Belgians spend 11% of their budget on transport
Belgian households spent 11% of their budget on transport in 2019. This is shown in a study on transport expenditure from the Federal Planning Bureau. It is the third-largest expenditure item, after housing (24%) and food (13%).
Brussels households spend much less on average on transport than households in Flanders and Wallonia. However, the urban environment with its extensive public transport may account for a lot of this. Striking: expenditure on the purchase of bicycles increased significantly, at a rate twice that of other types of vehicles (cars, motorbikes).
Less car ownership in Brussels
Brussels households spent an average of 2 494 euros a year on transport costs. In Flanders, this is 4 094 euros, and in Wallonia, even 4 362 euros. On the other hand, Brussels residents spent twice as much on transport services, such as public transport and taxis: 739 euros compared to 361 euros in Flanders, and 209 euros in Wallonia. In Brussels, therefore, only 53% of households have at least one car, compared with around 85% in the other regions.

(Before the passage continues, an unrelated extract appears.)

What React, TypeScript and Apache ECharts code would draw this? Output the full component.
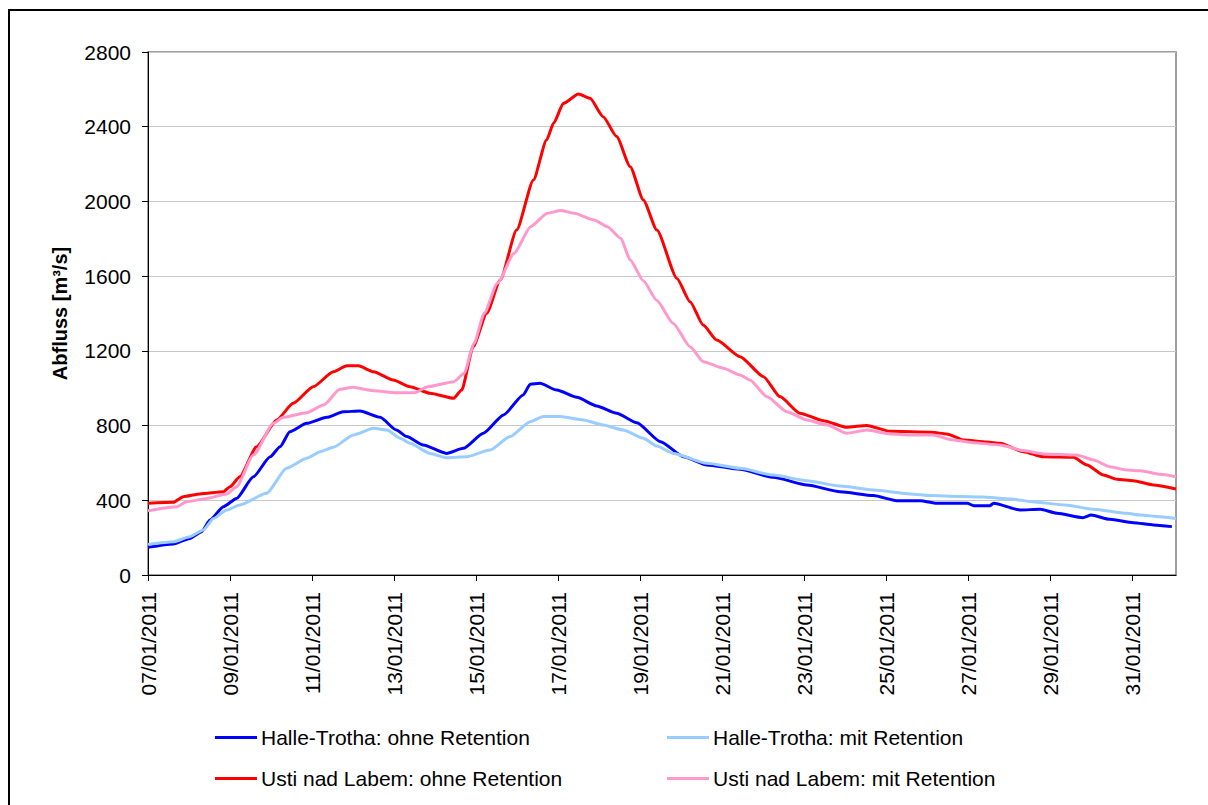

More expenditure on bicycles
The costs associated with personal vehicles (fuel, maintenance, etc.) account for more than half of Belgians’ expenditure on transport. These costs have increased at current prices between 1995 and 2019 (+102%), an increase that is mainly explained by a variation in prices (fuel in particular).

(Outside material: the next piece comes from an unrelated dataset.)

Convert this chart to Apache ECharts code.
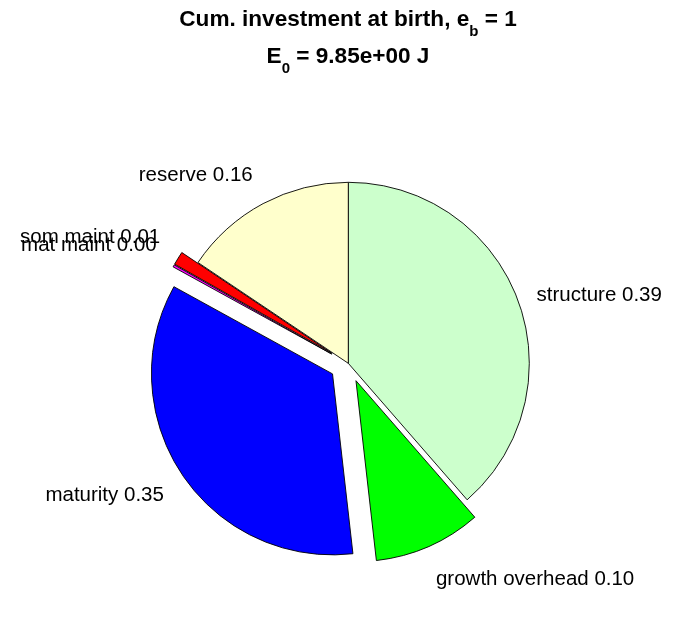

Vehicle purchase expenditures (primarily new and used cars) are the second-largest component of household transportation expenditures. Nevertheless, the Federal Planning Bureau makes a remarkable observation: expenditure on the purchase of bicycles increased significantly, at a rate twice that of other types of vehicles (cars, motorbikes).

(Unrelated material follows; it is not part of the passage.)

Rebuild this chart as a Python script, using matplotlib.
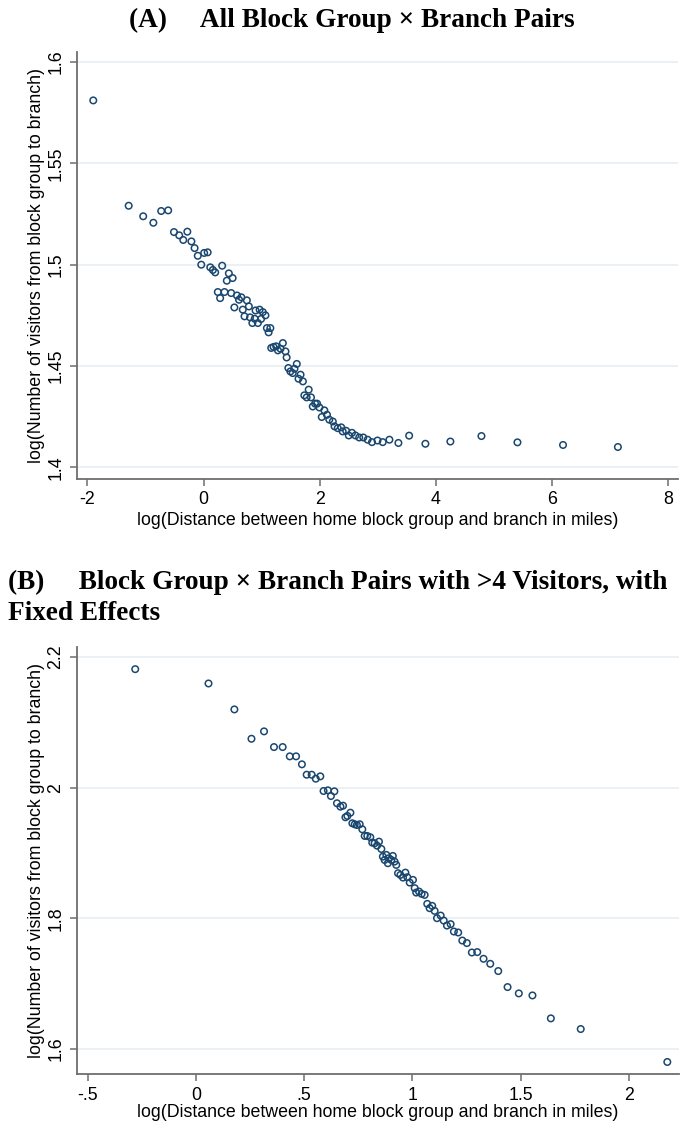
import matplotlib
matplotlib.use("Agg")
import matplotlib.pyplot as plt

# Panel A: all block group x branch pairs (binned means)
dist_a = [-1.90, -1.29, -1.04, -0.865, -0.73, -0.61, -0.51, -0.42, -0.35, -0.28,
          -0.21, -0.155, -0.10, -0.04, 0.01, 0.07, 0.115, 0.16, 0.20, 0.32,
          0.435, 0.50, 0.40, 0.245, 0.285, 0.36, 0.475, 0.575, 0.61, 0.65,
          0.53, 0.675, 0.745, 0.78, 0.705, 0.80, 0.88, 0.84, 0.935, 0.895,
          0.965, 1.02, 1.065, 0.99, 1.09, 1.15, 1.12, 1.165, 1.205, 1.25,
          1.28, 1.325, 1.365, 1.41, 1.43, 1.46, 1.495, 1.535, 1.565, 1.605,
          1.67, 1.635, 1.71, 1.81, 1.735, 1.775, 1.85, 1.92, 1.955, 1.88,
          1.995, 2.08, 2.125, 2.035, 2.165, 2.225, 2.255, 2.31, 2.37, 2.395,
          2.455, 2.50, 2.555, 2.615, 2.68, 2.75, 2.825, 2.90, 2.995, 3.085,
          3.20, 3.355, 3.54, 3.82, 4.25, 4.785, 5.405, 6.19, 7.135]
visits_a = [1.5811, 1.5291, 1.5239, 1.5207, 1.5265, 1.5268, 1.5161, 1.5145, 1.5122, 1.5163,
            1.5115, 1.5082, 1.5044, 1.5000, 1.5058, 1.5061, 1.4987, 1.4974, 1.4962, 1.4995,
            1.4957, 1.4934, 1.4921, 1.4865, 1.4835, 1.4865, 1.4860, 1.4848, 1.4827, 1.4839,
            1.4789, 1.4778, 1.4824, 1.4794, 1.4745, 1.4740, 1.4733, 1.4712, 1.4712, 1.4774,
            1.4778, 1.4766, 1.4750, 1.4732, 1.4687, 1.4687, 1.4666, 1.4589, 1.4594, 1.4597,
            1.4577, 1.4585, 1.4613, 1.4572, 1.4542, 1.4490, 1.4473, 1.4465, 1.4486, 1.4510,
            1.4457, 1.4437, 1.4424, 1.4383, 1.4355, 1.4345, 1.4345, 1.4314, 1.4314, 1.4300,
            1.4295, 1.4281, 1.4259, 1.4248, 1.4235, 1.4226, 1.4202, 1.4193, 1.4197, 1.4177,
            1.4180, 1.4157, 1.4170, 1.4157, 1.4147, 1.4147, 1.4136, 1.4124, 1.4132, 1.4124,
            1.4136, 1.4120, 1.4156, 1.4116, 1.4127, 1.4154, 1.4123, 1.4110, 1.4100]

# Panel B: pairs with >4 visitors, residualised on fixed effects
dist_b = [-0.28, 0.0585, 0.178, 0.257, 0.315, 0.361, 0.401, 0.434, 0.463, 0.49,
          0.512, 0.535, 0.554, 0.575, 0.59, 0.61, 0.624, 0.64, 0.652, 0.668,
          0.68, 0.691, 0.70, 0.714, 0.723, 0.734, 0.744, 0.757, 0.769, 0.78,
          0.792, 0.806, 0.815, 0.826, 0.837, 0.846, 0.857, 0.864, 0.872, 0.88,
          0.887, 0.892, 0.903, 0.91, 0.918, 0.926, 0.934, 0.945, 0.957, 0.968,
          0.977, 0.988, 1.003, 1.011, 1.018, 1.031, 1.043, 1.057, 1.069, 1.08,
          1.092, 1.103, 1.114, 1.131, 1.145, 1.16, 1.177, 1.192, 1.212, 1.231,
          1.252, 1.275, 1.30, 1.329, 1.36, 1.397, 1.44, 1.492, 1.555, 1.64,
          1.778, 2.178]
visits_b = [2.1814, 2.1595, 2.1198, 2.0749, 2.0862, 2.0622, 2.0622, 2.0480, 2.0480, 2.0358,
            2.0199, 2.0199, 2.0138, 2.0174, 1.9950, 1.9960, 1.9873, 1.9945, 1.9762, 1.9710,
            1.9725, 1.9548, 1.9568, 1.9618, 1.9456, 1.9441, 1.9430, 1.9441, 1.9364, 1.9262,
            1.9262, 1.9242, 1.9160, 1.9150, 1.9114, 1.9175, 1.9063, 1.8946, 1.8895, 1.8972,
            1.8845, 1.8921, 1.8895, 1.8956, 1.8870, 1.8819, 1.8692, 1.8666, 1.8625, 1.8701,
            1.8631, 1.8549, 1.8590, 1.8463, 1.8396, 1.8411, 1.8376, 1.8360, 1.8223, 1.8157,
            1.8192, 1.8116, 1.8004, 1.8044, 1.7968, 1.7891, 1.7913, 1.7800, 1.7785, 1.7662,
            1.7623, 1.7479, 1.7485, 1.7383, 1.7306, 1.7195, 1.6950, 1.6853, 1.6822, 1.6471,
            1.6308, 1.5804]

xticks_a = [-2, 0, 2, 4, 6, 8]
xticklabels_a = ["-2", "0", "2", "4", "6", "8"]
yticks_a = [1.4, 1.45, 1.5, 1.55, 1.6]
yticklabels_a = ["1.4", "1.45", "1.5", "1.55", "1.6"]

xticks_b = [-0.5, 0, 0.5, 1, 1.5, 2]
xticklabels_b = ["-.5", "0", ".5", "1", "1.5", "2"]
yticks_b = [1.6, 1.8, 2.0, 2.2]
yticklabels_b = ["1.6", "1.8", "2", "2.2"]

xlabel = "log(Distance between home block group and branch in miles)"
ylabel = "log(Number of visitors from block group to branch)"

NAVY = "#1a476f"
AXIS_GRAY = "#6e6e6e"
GRID = "#e6eef2"

plt.rcParams["font.family"] = ["Liberation Sans", "DejaVu Sans"]

W, H = 697, 1124
fig = plt.figure(figsize=(W / 100, H / 100), dpi=100)


def add_panel(left, top, right, bottom):
    return fig.add_axes([left / W, 1 - bottom / H, (right - left) / W, (bottom - top) / H])


def style(ax, xs, ys, xticks, xtl, yticks, ytl, xlim, ylim, xpad):
    ax.scatter(xs, ys, s=22, facecolors="none", edgecolors=NAVY, linewidths=1.1, zorder=3)
    ax.set_xlim(*xlim)
    ax.set_ylim(*ylim)
    ax.set_xticks(xticks)
    ax.set_xticklabels(xtl, fontsize=12.8)
    ax.set_yticks(yticks)
    ax.set_yticklabels(ytl, fontsize=12.8, rotation=90, va="center")
    ax.yaxis.grid(True, color=GRID, linewidth=1.2, zorder=0)
    ax.set_axisbelow(True)
    for side in ("top", "right"):
        ax.spines[side].set_visible(False)
    for side in ("left", "bottom"):
        ax.spines[side].set_color(AXIS_GRAY)
        ax.spines[side].set_linewidth(1.3)
    ax.tick_params(direction="out", length=5, width=1.1, color=AXIS_GRAY, pad=4)
    ax.set_xlabel(xlabel, fontsize=12.8, labelpad=xpad)
    ax.set_ylabel(ylabel, fontsize=12.8, labelpad=2)


ax_a = add_panel(77, 52, 678, 479)
style(ax_a, dist_a, visits_a, xticks_a, xticklabels_a, yticks_a, yticklabels_a,
      (-2.18, 8.17), (1.3942, 1.605), 2.5)

ax_b = add_panel(77, 647, 679, 1074)
style(ax_b, dist_b, visits_b, xticks_b, xticklabels_b, yticks_b, yticklabels_b,
      (-0.549, 2.232), (1.562, 2.2153), 0.5)

title_font = dict(family="Liberation Serif", weight="bold", fontsize=19.6)
fig.text(352 / W, 1 - 20 / H, "(A)     All Block Group \u00d7 Branch Pairs",
         ha="center", va="center", **title_font)
fig.text(8 / W, 1 - 582 / H, "(B)     Block Group \u00d7 Branch Pairs with >4 Visitors, with",
         ha="left", va="center", **title_font)
fig.text(8 / W, 1 - 614 / H, "Fixed Effects", ha="left", va="center", **title_font)

fig.savefig("out.png", dpi=100)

Expenditure on transport services is also on the rise, although it represents a limited share of household expenditure on transport (10% in 2019). This mainly concerns expenditure on rail transport, road transport, and air transport of passengers.
Families with the lowest income spend a relatively larger proportion of their expenditure on transport services and vehicle operating costs. This expenditure can be considered as ‘necessary’ for travel. That share diminishes with income in favor of expenditure on the purchase of vehicles. Indeed, families with higher incomes can afford more luxury, which translates into a car’s purchase.
Compared with other neighboring and EU countries, Belgium has a relatively low share of transport in total household expenditure. This share is particularly low for transport services (1,1% of total expenditure in Belgium in 2019 compared with 2,5% in Germany and France, and 2,3% in the Netherlands).